What is going on? Whoever possesses the answer, would they please stand up and be counted? El Niño is busting out after lazing on its massive south Pacific lilo for the past few years. It never rains in Southern California goes the 70’s classic pop-tastic number. Well now it does. So much so, they’re going to need an ark the size of Rhode Island to evacuate all God’s animals from the jungles of South Central LA. Spotlight on Oz: Moses might have looked on the burning bush as a divine signal, but that’s probably not how Mick Dundee sees it from a fire-ravaged Down Under. 11,000 diametric miles away from the planetary posterior, Scotland is lashed by the Atlantic’s own cat-o’-nine-tails, as if she – brave little Scotland, nearly but not quite ready to break free and run from that mean old union of 1707 – deserves nature’s lockdown treatment, as if her enclosed glens were not already filled to brimming, her peaty soils already maxed out on efforts to conceal the horrible truth of her climate. New York, meanwhile, all but realises Hollywood’s disaster prophecy foretold in The Day After Tomorrow. Times Square abandoned but for a snowman and a wacky waitress-cum-sculptor serving its face with salad, giving its midriff and ass that Dunkin Donut rotundness of an N.Y.P.D. officer directing non-existent traffic. What else can we add? The Middle East a balmy 25 degrees c – the perfect winter’s day.

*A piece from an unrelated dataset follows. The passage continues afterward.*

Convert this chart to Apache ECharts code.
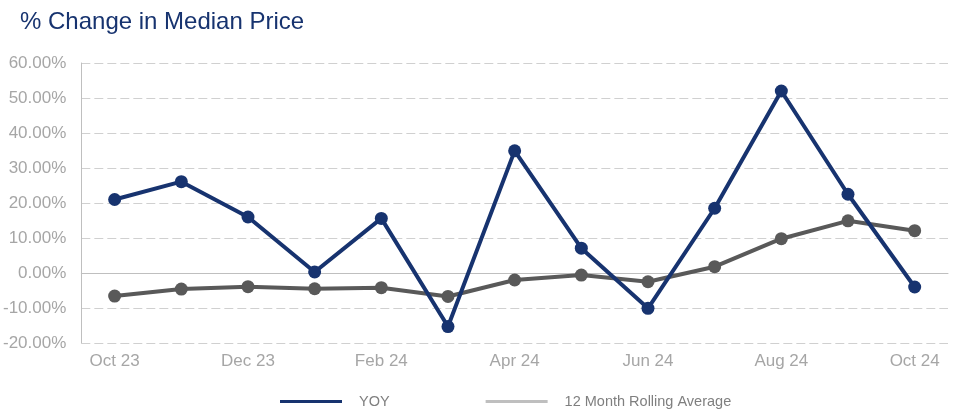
<!DOCTYPE html>
<html>
<head>
<meta charset="utf-8">
<script src="https://cdn.jsdelivr.net/npm/echarts@6/dist/echarts.min.js"></script>
<style>
  html, body { margin: 0; padding: 0; background: #ffffff; }
  #chart { width: 954px; height: 412px; }
</style>
</head>
<body>
<div id="chart"></div>
<script>
const months = ['Oct 23', 'Nov 23', 'Dec 23', 'Jan 24', 'Feb 24', 'Mar 24', 'Apr 24',
    'May 24', 'Jun 24', 'Jul 24', 'Aug 24', 'Sep 24', 'Oct 24'];
const yoy = [21.0, 26.1, 16.0, 0.3, 15.6, -15.3, 34.9, 7.1, -10.1, 18.5, 52.0, 22.5, -4.0];
const rolling = [-6.6, -4.6, -3.9, -4.5, -4.2, -6.7, -2.0, -0.6, -2.5, 1.8, 9.8, 14.9, 12.1];

const NAVY = '#17336f';
const DARK_GREY = '#595959';
const LABEL_GREY = '#a6a6a6';
const FONT = 'Liberation Sans, Arial, sans-serif';

const chart = echarts.init(document.getElementById('chart'), null, { renderer: 'canvas' });

chart.setOption({
    backgroundColor: '#ffffff',
    animation: false,
    title: {
        text: '% Change in Median Price',
        left: 15,
        top: 5,
        textStyle: { color: NAVY, fontSize: 24, fontWeight: 'normal', fontFamily: FONT }
    },
    legend: {
        top: 389,
        left: 275,
        itemGap: 96,
        itemWidth: 62,
        itemHeight: 3,
        icon: 'rect',
        textStyle: { color: '#7f7f7f', fontSize: 14.5, fontFamily: FONT, padding: [0, 0, 0, 12] },
        data: [
            { name: 'YOY', itemStyle: { color: NAVY } },
            { name: '12 Month Rolling Average', itemStyle: { color: '#bfbfbf' } }
        ]
    },
    grid: { left: 80, right: 6, top: 63, bottom: 69 },
    xAxis: {
        type: 'category',
        data: months,
        boundaryGap: true,
        axisLine: { lineStyle: { color: '#bfbfbf', width: 1 } },
        axisTick: { show: false },
        axisLabel: {
            interval: 1,
            color: LABEL_GREY,
            fontSize: 17,
            fontFamily: FONT,
            margin: 10
        }
    },
    yAxis: {
        type: 'value',
        min: -20,
        max: 60,
        interval: 10,
        axisLine: { show: true, lineStyle: { color: '#bfbfbf', width: 1 } },
        axisTick: { show: false },
        splitLine: { lineStyle: { color: '#d0d0d0', type: [9, 4], width: 1 } },
        axisLabel: {
            color: LABEL_GREY,
            fontSize: 17,
            fontFamily: FONT,
            margin: 15,
            formatter: v => v.toFixed(2) + '%'
        }
    },
    series: [
        {
            name: 'YOY',
            type: 'line',
            data: yoy,
            symbol: 'circle',
            symbolSize: 13,
            itemStyle: { color: NAVY },
            lineStyle: { color: NAVY, width: 4 },
            z: 3
        },
        {
            name: '12 Month Rolling Average',
            type: 'line',
            data: rolling,
            symbol: 'circle',
            symbolSize: 13,
            itemStyle: { color: DARK_GREY },
            lineStyle: { color: DARK_GREY, width: 4 },
            z: 2
        }
    ]
});
</script>
</body>
</html>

So perfect, indeed, that while its climate displays the clemency of South Africa’s Truth and Reconciliation Tribunal, its political climate is hell bent on restoring the yin-yang balance by fostering a political and humanitarian shit storm. Then we’ve got Africa. Oh! Africa, My Africa. Dr Livingstone’s beloved open sore of the world. It matters not what the weather is doing there, because a) it’s doing about everything weather can do, short of what weather does in Russia; and b) no one gives a toss. Hell, the only patch of snow Africa ever had is receding faster from the crater rim of Kilimanjaro than, oh, Prince William’s hairline.

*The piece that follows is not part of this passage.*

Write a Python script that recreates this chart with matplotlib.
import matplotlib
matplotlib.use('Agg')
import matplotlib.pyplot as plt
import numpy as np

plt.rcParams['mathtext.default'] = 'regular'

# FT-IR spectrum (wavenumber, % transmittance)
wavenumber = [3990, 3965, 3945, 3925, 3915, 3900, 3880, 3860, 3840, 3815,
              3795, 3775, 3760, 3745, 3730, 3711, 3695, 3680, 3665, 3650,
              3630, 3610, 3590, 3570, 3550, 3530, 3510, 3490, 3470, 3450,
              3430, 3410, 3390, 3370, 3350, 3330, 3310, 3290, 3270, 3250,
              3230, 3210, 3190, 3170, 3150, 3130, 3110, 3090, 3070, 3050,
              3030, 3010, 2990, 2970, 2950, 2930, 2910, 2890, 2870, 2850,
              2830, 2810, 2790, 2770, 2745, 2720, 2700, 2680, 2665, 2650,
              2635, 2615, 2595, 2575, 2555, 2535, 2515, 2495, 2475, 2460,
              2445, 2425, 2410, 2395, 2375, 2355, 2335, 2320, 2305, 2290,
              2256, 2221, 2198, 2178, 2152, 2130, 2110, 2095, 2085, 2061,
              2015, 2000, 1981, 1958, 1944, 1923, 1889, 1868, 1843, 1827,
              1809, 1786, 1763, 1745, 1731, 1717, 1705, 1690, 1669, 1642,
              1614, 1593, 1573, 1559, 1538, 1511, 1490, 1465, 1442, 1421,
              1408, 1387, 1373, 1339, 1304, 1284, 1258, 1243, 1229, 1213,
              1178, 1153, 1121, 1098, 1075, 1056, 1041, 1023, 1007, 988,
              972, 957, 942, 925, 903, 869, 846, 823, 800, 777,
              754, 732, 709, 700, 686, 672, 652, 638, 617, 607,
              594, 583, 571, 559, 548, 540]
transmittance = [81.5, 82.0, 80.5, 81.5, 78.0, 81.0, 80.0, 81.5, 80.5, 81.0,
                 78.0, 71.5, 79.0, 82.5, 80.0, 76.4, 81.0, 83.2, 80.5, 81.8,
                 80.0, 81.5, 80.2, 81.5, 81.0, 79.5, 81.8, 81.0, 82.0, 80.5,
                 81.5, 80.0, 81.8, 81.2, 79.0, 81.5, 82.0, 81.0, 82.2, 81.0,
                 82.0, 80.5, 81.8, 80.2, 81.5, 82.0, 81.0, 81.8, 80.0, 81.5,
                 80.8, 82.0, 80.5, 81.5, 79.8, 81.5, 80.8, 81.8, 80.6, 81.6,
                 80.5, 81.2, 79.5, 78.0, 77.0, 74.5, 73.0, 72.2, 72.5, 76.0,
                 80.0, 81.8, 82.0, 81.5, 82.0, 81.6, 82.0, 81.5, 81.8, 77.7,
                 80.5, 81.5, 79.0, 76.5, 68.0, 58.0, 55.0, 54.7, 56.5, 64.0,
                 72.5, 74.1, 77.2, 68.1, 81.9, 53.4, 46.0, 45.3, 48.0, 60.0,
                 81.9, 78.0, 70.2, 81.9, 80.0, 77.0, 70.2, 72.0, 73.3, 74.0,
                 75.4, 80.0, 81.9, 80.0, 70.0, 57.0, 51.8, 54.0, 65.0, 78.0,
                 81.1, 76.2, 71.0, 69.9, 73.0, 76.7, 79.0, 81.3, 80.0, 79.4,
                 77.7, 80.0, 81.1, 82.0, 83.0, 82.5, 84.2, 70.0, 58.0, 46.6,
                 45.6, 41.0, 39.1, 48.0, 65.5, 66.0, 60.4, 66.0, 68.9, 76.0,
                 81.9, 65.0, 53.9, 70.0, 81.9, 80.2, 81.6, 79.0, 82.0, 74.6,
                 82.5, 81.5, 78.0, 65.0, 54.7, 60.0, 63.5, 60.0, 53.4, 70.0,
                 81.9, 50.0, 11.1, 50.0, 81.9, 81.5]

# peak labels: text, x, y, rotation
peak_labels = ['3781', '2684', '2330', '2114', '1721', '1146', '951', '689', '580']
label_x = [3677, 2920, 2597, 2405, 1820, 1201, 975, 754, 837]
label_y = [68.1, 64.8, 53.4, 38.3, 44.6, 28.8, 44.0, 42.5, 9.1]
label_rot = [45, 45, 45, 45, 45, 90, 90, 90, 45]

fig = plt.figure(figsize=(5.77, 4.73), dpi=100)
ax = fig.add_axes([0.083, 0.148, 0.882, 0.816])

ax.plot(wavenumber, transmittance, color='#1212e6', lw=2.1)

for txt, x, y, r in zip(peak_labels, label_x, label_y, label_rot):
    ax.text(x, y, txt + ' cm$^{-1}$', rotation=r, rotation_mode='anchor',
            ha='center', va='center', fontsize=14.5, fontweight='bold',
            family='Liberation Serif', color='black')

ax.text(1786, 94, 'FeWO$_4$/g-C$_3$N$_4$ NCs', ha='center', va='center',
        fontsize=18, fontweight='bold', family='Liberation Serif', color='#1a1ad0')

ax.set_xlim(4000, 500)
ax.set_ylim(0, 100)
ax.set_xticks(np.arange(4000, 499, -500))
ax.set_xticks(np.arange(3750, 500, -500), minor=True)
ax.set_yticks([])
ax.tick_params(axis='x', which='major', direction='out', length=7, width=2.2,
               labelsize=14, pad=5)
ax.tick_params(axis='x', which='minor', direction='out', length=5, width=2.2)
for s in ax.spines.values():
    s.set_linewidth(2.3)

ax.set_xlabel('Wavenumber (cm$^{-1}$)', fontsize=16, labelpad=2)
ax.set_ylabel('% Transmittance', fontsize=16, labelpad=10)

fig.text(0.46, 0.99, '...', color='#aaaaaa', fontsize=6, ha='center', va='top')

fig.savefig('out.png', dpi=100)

Record temperatures forecast for summer 2016. Another glorious summer of ’69 is emphatically not on the cards, unless you consider the possibility that 69 refers entirely to Kuwait’s 2016 midsummer temperature in degrees Celsius. Cut to Syria and a summer of gory as opposed to glory might be more apposite. So what’s is going to be and why are we all somewhat jittery about the weeks and months to come?
There was one of those digital proverbs posted on an anonymous internet forum the other day. You know the ones? They exist to restore a little bit of aah!!!, a little laaaah-titude to our vertiginous lives. They are Xanax pills, swallowed in word form to ease our growing anguish. They are Novocane for the soul, to take The Eels of of context. The rise of these latter-day koans, cliched as they are, comes to highlight the puzzle and paradox of being YOU in this, our age of anxiety. Throw in a shit load of bad weather then lay it on thick with an impending economic collapse (brought on by a China dragon about to swallow its tail) and you’ve got the perfect psychological storm.
The proverb went like this: As sex got easier to get, love got harder to find.
If you strain your eyes hard enough on a low res image, you can see the words in microscopic form. Each one is a pixel forming a mosaic. That mosaic is us, all standing shoulder to shoulder on a crowded Gaia spinning at 67,000 mph around the sun. Seen from space, it all flows together beautifully. However, seen from close up, the pixels are so not together.
And as for the proverb: sure, love was never easy to find; as for the bountiful sex part, says who? I mean, yours truly ain’t getting his share. That’s why he is writing this…this, whatever this is…in bed on a weekend morning, instead of…you know, getting it?